Performance baselines collected before the migration become invaluable here. If a database query that used to take two seconds now takes fifteen, that’s a signal that something in the new environment needs attention. Without pre-migration baselines, these issues can go undetected until end users start complaining.
Most experienced teams plan for an extended monitoring period after the move. The first 72 hours are critical, but some issues don’t surface for weeks. Storage systems that perform well under light loads may struggle when month-end processing kicks in. Cooling systems that handle normal operations fine might fall behind during a summer heat wave. Keeping heightened monitoring in place for at least 30 days after the move helps catch these delayed problems.
Lessons From the Field
Professionals who have managed multiple data center relocations tend to share a few common pieces of advice. Label everything. Not just the servers, but every cable, every port, every power connection. Take photos of the existing setup before anything gets disconnected. Assign clear ownership for every system being moved, so there’s always someone responsible for validating that it’s working correctly in the new location.

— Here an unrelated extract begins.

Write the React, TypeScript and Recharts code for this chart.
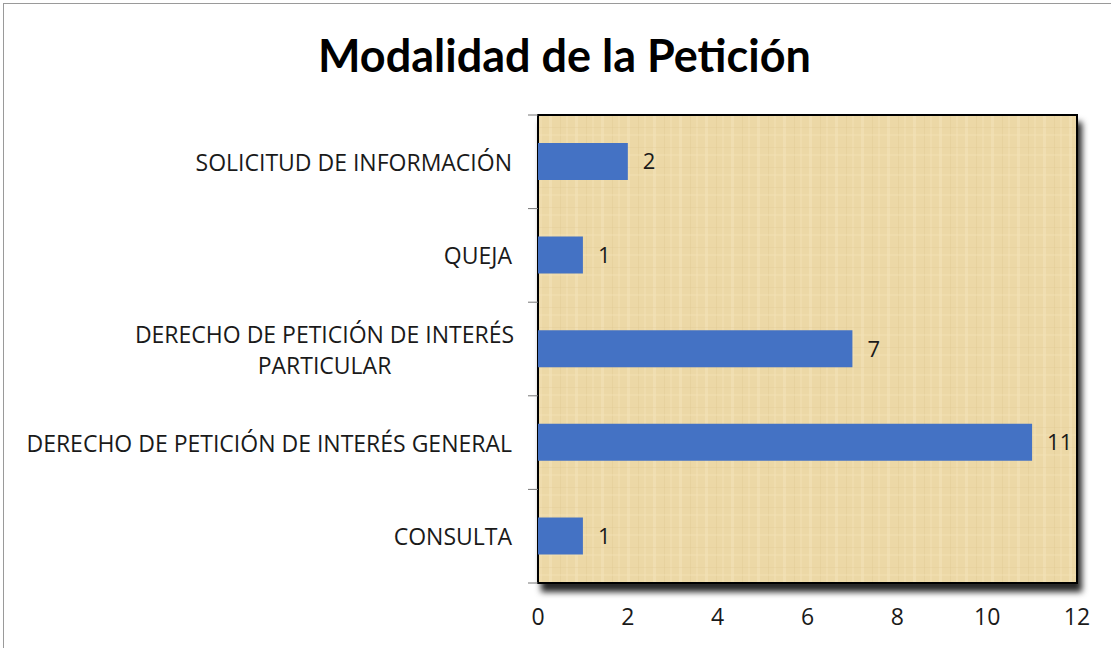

Communication plans matter just as much as technical plans. End users, management, vendors, and customers all need to know what’s happening and when. Surprise downtime erodes trust fast, but planned and communicated maintenance windows are generally well-tolerated.
Finally, have a rollback plan. Even with perfect preparation, things can go sideways. Knowing exactly what triggers a rollback decision, and having the steps documented to execute one, can be the difference between a rough weekend and a genuine business crisis. The best relocations are the ones where the rollback plan exists but never needs to be used.